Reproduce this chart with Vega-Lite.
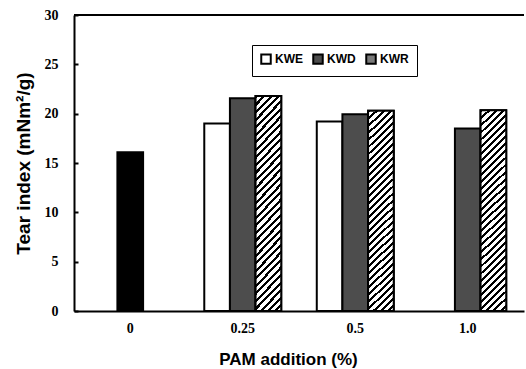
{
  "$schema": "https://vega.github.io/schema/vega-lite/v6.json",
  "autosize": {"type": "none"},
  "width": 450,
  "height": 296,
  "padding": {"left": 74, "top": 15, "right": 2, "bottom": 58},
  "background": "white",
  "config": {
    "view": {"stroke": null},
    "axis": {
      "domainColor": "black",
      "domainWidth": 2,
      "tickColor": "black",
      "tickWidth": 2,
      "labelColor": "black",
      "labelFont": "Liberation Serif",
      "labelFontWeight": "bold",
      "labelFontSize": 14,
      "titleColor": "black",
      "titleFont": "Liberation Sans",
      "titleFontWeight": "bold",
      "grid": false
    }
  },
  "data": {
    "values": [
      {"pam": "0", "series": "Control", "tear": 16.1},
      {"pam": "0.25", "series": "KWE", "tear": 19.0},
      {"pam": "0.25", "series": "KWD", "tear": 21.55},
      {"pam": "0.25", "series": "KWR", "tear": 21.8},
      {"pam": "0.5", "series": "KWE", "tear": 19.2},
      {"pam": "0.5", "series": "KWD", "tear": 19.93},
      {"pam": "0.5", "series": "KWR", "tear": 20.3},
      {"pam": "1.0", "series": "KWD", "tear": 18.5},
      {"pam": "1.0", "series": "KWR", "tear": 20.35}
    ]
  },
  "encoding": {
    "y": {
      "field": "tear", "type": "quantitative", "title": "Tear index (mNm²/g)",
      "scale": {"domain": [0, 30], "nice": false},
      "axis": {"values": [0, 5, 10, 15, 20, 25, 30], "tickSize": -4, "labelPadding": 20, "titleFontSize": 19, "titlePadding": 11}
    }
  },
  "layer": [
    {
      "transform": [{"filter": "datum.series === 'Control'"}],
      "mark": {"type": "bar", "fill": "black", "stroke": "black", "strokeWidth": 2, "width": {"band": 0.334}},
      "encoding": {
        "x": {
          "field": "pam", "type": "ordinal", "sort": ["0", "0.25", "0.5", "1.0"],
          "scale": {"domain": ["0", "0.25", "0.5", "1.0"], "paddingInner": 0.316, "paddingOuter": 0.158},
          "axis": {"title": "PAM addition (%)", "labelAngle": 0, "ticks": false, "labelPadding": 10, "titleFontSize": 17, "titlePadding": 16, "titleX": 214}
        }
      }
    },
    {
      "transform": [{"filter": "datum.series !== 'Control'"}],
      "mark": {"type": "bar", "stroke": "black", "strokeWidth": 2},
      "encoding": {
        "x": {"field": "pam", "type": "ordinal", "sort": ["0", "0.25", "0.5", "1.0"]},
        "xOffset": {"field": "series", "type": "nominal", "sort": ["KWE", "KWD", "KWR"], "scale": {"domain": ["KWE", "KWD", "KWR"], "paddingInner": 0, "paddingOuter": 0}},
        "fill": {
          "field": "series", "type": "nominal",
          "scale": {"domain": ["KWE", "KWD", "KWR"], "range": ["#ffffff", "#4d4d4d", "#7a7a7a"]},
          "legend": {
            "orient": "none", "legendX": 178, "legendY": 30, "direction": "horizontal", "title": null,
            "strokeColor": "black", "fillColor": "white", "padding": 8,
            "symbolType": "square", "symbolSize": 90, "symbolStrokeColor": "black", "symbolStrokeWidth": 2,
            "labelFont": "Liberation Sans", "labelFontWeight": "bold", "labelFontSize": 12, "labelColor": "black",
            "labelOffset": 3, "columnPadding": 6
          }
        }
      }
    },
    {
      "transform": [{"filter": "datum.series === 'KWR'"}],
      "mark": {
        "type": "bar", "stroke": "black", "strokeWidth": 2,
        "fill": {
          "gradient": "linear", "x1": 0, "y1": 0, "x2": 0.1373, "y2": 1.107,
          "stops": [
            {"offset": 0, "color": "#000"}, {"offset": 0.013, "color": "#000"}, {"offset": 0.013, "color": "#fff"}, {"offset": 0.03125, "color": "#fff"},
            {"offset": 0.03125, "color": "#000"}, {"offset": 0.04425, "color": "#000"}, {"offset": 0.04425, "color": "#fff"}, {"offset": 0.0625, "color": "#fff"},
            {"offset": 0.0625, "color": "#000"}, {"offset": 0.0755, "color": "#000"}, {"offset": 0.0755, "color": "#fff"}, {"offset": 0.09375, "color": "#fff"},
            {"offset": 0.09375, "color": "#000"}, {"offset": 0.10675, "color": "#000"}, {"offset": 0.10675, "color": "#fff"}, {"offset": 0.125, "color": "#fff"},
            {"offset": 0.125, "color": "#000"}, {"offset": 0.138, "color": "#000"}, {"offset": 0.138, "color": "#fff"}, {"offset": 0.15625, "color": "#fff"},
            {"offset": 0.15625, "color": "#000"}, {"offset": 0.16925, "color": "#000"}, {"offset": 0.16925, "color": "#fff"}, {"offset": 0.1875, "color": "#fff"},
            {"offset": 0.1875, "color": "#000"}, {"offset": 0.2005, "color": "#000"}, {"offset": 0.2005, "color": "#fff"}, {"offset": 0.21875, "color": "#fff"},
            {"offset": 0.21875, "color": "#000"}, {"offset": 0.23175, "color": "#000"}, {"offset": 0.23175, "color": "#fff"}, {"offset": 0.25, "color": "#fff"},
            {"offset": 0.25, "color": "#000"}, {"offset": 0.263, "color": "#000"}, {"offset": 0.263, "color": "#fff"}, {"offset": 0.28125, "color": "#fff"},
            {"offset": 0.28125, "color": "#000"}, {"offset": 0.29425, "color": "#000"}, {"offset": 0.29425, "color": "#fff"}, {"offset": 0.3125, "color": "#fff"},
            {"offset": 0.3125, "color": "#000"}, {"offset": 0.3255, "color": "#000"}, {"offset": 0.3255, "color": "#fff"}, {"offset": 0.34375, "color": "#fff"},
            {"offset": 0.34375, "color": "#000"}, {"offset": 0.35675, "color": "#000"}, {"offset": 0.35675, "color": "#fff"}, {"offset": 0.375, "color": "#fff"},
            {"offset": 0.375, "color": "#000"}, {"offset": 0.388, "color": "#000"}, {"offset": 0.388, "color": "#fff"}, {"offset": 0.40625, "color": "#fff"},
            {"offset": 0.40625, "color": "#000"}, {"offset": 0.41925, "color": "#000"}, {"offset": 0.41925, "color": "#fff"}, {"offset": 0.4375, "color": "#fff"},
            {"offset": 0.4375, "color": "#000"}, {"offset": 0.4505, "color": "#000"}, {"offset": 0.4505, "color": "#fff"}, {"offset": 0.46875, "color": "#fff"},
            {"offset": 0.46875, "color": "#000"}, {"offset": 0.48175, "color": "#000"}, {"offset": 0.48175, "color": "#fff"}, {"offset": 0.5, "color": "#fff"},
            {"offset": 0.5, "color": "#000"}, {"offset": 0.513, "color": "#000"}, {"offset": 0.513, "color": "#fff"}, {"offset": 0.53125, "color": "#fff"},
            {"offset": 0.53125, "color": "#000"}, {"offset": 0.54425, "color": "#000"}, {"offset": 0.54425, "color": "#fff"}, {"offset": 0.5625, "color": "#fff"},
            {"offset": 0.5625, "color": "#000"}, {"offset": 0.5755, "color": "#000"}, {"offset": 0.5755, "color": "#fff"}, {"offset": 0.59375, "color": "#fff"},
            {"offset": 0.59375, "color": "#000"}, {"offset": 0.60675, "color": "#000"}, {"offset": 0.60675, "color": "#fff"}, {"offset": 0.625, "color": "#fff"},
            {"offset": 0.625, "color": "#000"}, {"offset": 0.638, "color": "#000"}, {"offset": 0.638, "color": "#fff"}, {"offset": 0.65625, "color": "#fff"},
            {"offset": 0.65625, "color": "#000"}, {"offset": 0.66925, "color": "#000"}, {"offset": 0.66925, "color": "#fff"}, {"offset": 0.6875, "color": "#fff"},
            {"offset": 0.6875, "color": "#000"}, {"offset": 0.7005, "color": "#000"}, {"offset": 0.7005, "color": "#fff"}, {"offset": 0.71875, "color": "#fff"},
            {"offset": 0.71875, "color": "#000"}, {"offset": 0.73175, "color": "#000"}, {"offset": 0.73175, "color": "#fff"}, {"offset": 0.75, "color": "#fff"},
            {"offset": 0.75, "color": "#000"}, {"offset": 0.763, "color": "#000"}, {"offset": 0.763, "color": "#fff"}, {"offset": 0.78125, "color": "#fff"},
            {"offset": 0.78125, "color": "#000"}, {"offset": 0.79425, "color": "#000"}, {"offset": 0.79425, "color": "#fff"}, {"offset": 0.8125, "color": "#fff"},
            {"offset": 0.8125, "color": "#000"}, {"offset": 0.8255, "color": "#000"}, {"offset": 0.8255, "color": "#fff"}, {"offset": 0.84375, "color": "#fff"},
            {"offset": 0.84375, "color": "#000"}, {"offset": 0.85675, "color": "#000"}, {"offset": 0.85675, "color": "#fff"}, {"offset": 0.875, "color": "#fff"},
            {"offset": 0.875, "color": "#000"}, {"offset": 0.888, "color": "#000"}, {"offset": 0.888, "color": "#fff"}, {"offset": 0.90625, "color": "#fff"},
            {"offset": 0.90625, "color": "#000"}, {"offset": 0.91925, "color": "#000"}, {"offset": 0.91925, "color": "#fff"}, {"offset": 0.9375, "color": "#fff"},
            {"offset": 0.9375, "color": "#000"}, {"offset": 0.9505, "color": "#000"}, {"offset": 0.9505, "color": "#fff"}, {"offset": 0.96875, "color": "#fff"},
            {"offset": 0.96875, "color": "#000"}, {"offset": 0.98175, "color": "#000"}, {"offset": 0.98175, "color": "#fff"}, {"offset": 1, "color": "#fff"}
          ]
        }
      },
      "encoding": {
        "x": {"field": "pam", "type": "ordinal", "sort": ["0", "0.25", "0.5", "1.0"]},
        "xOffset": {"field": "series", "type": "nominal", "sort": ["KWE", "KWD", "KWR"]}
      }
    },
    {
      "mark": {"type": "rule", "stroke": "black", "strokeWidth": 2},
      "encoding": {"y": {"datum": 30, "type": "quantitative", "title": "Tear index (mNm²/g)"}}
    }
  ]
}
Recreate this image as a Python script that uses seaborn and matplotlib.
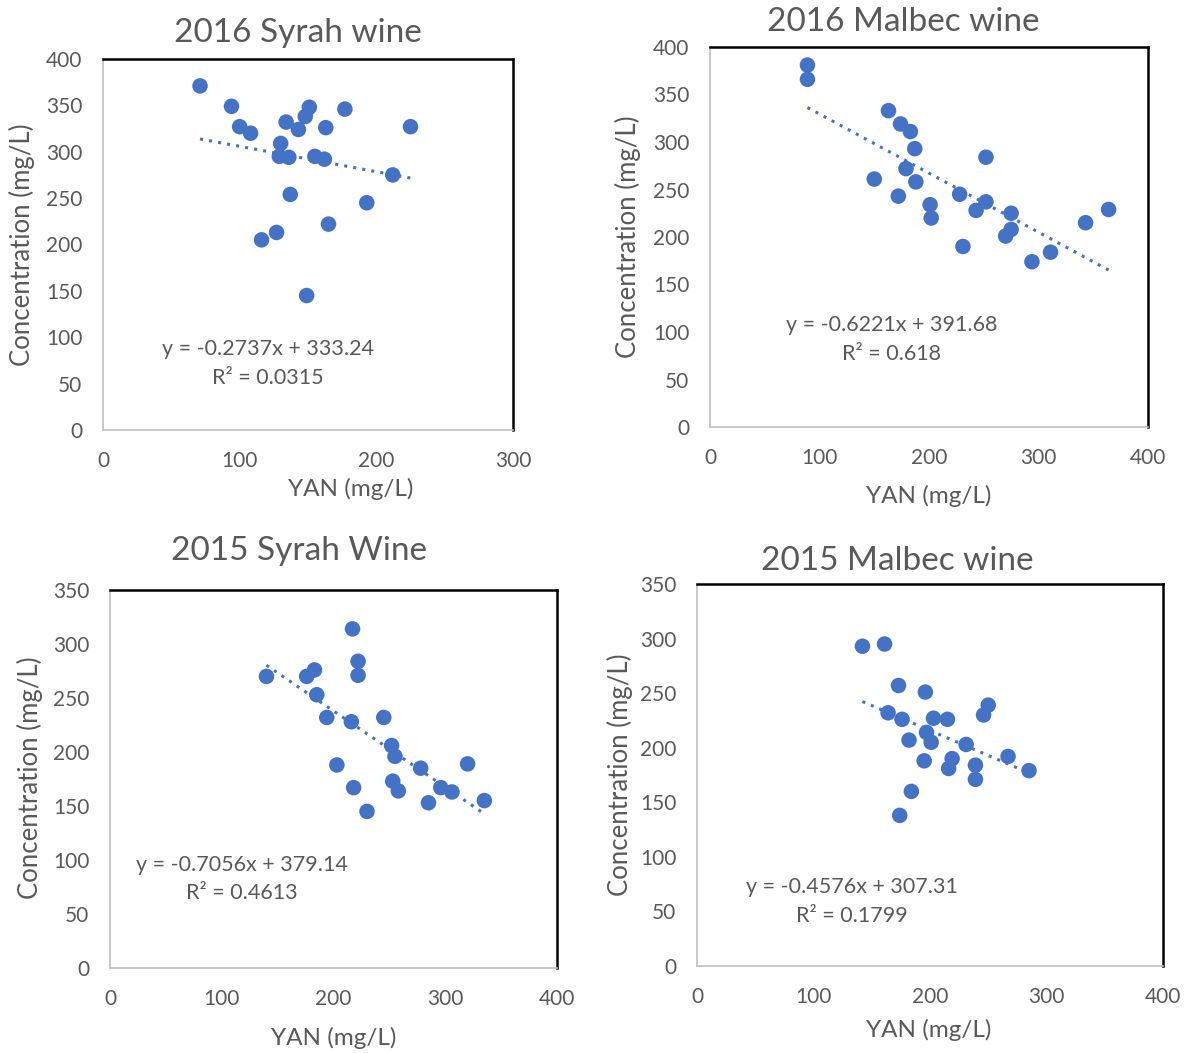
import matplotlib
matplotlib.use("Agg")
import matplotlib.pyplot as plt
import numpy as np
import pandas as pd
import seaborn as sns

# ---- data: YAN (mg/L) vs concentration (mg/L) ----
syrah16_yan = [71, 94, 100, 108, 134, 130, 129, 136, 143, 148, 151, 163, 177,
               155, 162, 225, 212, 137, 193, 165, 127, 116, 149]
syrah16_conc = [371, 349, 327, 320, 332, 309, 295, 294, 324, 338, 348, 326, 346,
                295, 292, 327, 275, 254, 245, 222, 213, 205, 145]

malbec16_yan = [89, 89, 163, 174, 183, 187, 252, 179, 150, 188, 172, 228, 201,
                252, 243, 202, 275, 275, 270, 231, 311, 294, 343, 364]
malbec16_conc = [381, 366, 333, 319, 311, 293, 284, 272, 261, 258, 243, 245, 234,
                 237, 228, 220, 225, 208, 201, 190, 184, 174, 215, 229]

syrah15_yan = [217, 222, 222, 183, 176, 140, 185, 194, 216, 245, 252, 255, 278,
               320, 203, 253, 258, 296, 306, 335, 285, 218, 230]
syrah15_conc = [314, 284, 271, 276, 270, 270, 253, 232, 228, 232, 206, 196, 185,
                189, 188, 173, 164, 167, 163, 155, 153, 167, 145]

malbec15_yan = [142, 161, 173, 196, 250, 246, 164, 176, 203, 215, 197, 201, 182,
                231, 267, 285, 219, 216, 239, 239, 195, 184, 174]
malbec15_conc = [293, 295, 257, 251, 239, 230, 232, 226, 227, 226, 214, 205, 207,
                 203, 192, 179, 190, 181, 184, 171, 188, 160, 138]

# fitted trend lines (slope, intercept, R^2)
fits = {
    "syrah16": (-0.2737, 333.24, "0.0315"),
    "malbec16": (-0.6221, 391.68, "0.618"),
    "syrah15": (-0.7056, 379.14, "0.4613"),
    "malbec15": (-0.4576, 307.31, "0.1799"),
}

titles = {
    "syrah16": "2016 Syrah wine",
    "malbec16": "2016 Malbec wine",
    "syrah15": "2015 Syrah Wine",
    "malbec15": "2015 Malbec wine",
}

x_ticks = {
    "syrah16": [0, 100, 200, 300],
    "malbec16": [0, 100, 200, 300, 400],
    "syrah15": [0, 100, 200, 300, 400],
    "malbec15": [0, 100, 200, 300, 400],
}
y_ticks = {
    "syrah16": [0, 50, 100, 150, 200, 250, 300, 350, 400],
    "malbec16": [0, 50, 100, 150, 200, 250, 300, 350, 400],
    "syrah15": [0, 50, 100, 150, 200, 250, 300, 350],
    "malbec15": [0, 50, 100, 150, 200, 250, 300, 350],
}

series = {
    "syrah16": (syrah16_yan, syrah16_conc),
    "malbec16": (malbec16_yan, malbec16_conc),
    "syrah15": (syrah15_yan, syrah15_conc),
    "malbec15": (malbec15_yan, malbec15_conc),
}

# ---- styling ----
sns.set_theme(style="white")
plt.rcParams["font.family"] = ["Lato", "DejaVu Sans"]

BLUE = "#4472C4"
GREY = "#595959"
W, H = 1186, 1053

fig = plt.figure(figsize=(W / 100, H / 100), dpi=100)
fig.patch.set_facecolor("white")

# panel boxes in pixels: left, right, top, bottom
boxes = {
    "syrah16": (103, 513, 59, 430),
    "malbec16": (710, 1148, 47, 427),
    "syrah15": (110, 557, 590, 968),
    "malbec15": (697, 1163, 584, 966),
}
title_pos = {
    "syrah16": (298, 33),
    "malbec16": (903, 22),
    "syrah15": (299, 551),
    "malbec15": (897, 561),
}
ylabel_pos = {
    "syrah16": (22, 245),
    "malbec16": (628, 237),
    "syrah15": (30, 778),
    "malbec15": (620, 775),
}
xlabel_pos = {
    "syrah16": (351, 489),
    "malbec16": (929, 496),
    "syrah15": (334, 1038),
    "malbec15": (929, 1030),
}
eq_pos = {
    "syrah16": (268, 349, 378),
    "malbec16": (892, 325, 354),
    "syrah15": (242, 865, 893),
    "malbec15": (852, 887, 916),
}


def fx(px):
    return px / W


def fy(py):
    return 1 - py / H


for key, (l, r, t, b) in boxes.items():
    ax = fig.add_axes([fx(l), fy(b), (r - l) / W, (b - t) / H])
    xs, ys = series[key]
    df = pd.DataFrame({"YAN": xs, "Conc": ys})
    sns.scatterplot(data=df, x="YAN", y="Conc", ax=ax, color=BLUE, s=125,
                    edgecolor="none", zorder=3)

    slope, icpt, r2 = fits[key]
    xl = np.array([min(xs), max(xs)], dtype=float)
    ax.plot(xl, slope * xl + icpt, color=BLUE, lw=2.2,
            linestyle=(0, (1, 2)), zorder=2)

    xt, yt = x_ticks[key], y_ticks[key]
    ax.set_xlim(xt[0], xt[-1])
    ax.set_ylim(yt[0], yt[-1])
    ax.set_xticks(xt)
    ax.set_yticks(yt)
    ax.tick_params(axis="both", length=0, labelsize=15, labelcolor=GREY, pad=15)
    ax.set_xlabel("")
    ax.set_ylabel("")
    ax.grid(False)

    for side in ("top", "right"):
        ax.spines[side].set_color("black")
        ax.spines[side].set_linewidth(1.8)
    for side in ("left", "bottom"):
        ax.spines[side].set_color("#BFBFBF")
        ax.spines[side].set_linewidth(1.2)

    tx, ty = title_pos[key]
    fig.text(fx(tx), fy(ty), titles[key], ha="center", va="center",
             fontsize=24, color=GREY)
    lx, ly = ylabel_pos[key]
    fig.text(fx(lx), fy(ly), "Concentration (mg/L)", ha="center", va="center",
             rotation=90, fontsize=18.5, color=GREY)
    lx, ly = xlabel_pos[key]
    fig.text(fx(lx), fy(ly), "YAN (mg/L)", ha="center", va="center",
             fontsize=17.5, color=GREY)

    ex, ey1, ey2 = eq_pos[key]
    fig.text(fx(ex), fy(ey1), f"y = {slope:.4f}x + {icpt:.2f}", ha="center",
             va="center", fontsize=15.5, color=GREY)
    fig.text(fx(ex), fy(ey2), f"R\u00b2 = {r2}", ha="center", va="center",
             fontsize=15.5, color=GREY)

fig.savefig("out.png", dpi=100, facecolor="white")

------------

Given request
Please quote only the span of lines whose first line contains "Recreate this image" and whose last line contains "295, 292, 327, 275, 254, 245, 222, 213, 205, 145]", leaving every picture out.

Problem solution
Recreate this image as a Python script that uses seaborn and matplotlib.
import matplotlib
matplotlib.use("Agg")
import matplotlib.pyplot as plt
import numpy as np
import pandas as pd
import seaborn as sns

# ---- data: YAN (mg/L) vs concentration (mg/L) ----
syrah16_yan = [71, 94, 100, 108, 134, 130, 129, 136, 143, 148, 151, 163, 177,
               155, 162, 225, 212, 137, 193, 165, 127, 116, 149]
syrah16_conc = [371, 349, 327, 320, 332, 309, 295, 294, 324, 338, 348, 326, 346,
                295, 292, 327, 275, 254, 245, 222, 213, 205, 145]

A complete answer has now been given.